__PROBLEM__. Quote the whole listing word for word. Do not include the pictures.

[Rows from a dataset of charts and code]
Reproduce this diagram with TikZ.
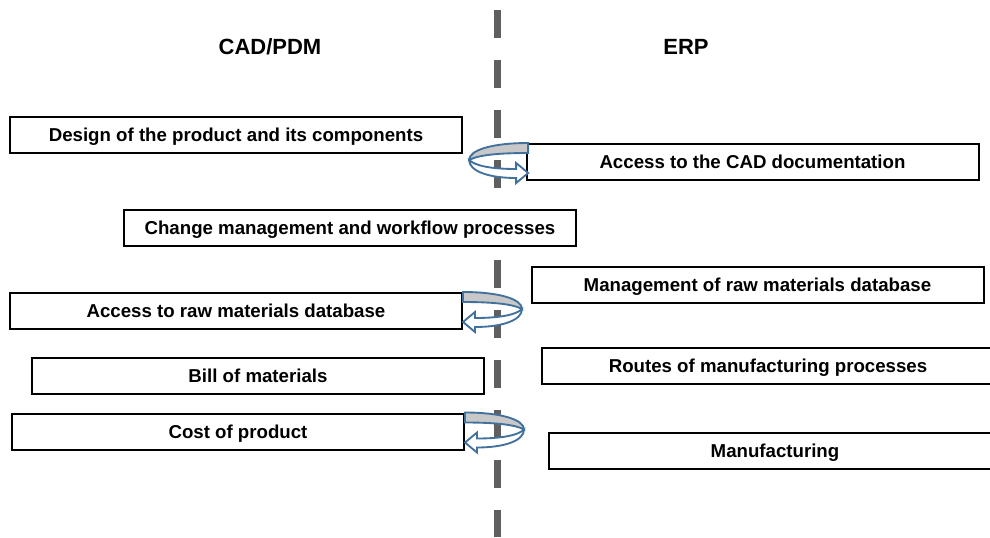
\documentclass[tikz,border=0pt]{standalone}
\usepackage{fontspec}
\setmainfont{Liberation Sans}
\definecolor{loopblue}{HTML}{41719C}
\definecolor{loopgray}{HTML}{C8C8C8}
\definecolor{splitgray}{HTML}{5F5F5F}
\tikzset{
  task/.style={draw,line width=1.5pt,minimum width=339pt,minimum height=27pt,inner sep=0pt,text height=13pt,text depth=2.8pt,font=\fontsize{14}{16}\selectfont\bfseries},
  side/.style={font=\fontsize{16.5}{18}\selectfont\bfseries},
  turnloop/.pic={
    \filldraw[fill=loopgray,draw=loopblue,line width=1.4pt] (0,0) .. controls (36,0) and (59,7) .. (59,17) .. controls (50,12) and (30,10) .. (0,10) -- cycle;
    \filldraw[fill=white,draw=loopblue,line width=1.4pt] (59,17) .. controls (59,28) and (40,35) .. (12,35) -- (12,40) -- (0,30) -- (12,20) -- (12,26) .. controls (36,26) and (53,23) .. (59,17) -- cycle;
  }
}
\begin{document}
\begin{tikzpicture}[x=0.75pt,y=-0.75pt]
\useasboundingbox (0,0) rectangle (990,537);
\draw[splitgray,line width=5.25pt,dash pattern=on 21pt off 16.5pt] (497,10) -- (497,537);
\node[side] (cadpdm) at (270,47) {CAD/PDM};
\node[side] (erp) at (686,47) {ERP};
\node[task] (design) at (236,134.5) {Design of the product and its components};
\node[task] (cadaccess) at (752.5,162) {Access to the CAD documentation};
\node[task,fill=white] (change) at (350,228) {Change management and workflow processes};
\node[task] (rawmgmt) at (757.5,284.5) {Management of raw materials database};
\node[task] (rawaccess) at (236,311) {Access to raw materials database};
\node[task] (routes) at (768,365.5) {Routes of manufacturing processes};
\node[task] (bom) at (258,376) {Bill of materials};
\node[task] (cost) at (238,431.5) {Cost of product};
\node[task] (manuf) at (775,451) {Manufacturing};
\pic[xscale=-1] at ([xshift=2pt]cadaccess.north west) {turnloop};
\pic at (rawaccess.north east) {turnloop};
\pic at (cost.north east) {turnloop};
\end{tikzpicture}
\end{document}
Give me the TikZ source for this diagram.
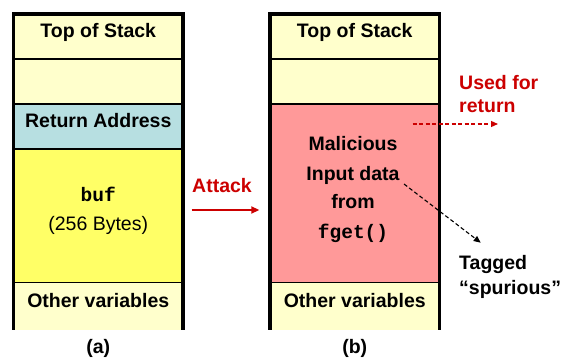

__OUTPUT OF THE EXERCISE__.
Reproduce this diagram with TikZ.
\documentclass[tikz,border=0pt]{standalone}
\usepackage{fontspec}
\setmainfont{Liberation Sans}
\definecolor{loopblue}{HTML}{41719C}
\definecolor{loopgray}{HTML}{C8C8C8}
\definecolor{splitgray}{HTML}{5F5F5F}
\tikzset{
  task/.style={draw,line width=1.5pt,minimum width=339pt,minimum height=27pt,inner sep=0pt,text height=13pt,text depth=2.8pt,font=\fontsize{14}{16}\selectfont\bfseries},
  side/.style={font=\fontsize{16.5}{18}\selectfont\bfseries},
  turnloop/.pic={
    \filldraw[fill=loopgray,draw=loopblue,line width=1.4pt] (0,0) .. controls (36,0) and (59,7) .. (59,17) .. controls (50,12) and (30,10) .. (0,10) -- cycle;
    \filldraw[fill=white,draw=loopblue,line width=1.4pt] (59,17) .. controls (59,28) and (40,35) .. (12,35) -- (12,40) -- (0,30) -- (12,20) -- (12,26) .. controls (36,26) and (53,23) .. (59,17) -- cycle;
  }
}
\begin{document}
\begin{tikzpicture}[x=0.75pt,y=-0.75pt]
\useasboundingbox (0,0) rectangle (990,537);
\draw[splitgray,line width=5.25pt,dash pattern=on 21pt off 16.5pt] (497,10) -- (497,537);
\node[side] (cadpdm) at (270,47) {CAD/PDM};
\node[side] (erp) at (686,47) {ERP};
\node[task] (design) at (236,134.5) {Design of the product and its components};
\node[task] (cadaccess) at (752.5,162) {Access to the CAD documentation};
\node[task,fill=white] (change) at (350,228) {Change management and workflow processes};
\node[task] (rawmgmt) at (757.5,284.5) {Management of raw materials database};
\node[task] (rawaccess) at (236,311) {Access to raw materials database};
\node[task] (routes) at (768,365.5) {Routes of manufacturing processes};
\node[task] (bom) at (258,376) {Bill of materials};
\node[task] (cost) at (238,431.5) {Cost of product};
\node[task] (manuf) at (775,451) {Manufacturing};
\pic[xscale=-1] at ([xshift=2pt]cadaccess.north west) {turnloop};
\pic at (rawaccess.north east) {turnloop};
\pic at (cost.north east) {turnloop};
\end{tikzpicture}
\end{document}
Give me the TikZ source for this diagram.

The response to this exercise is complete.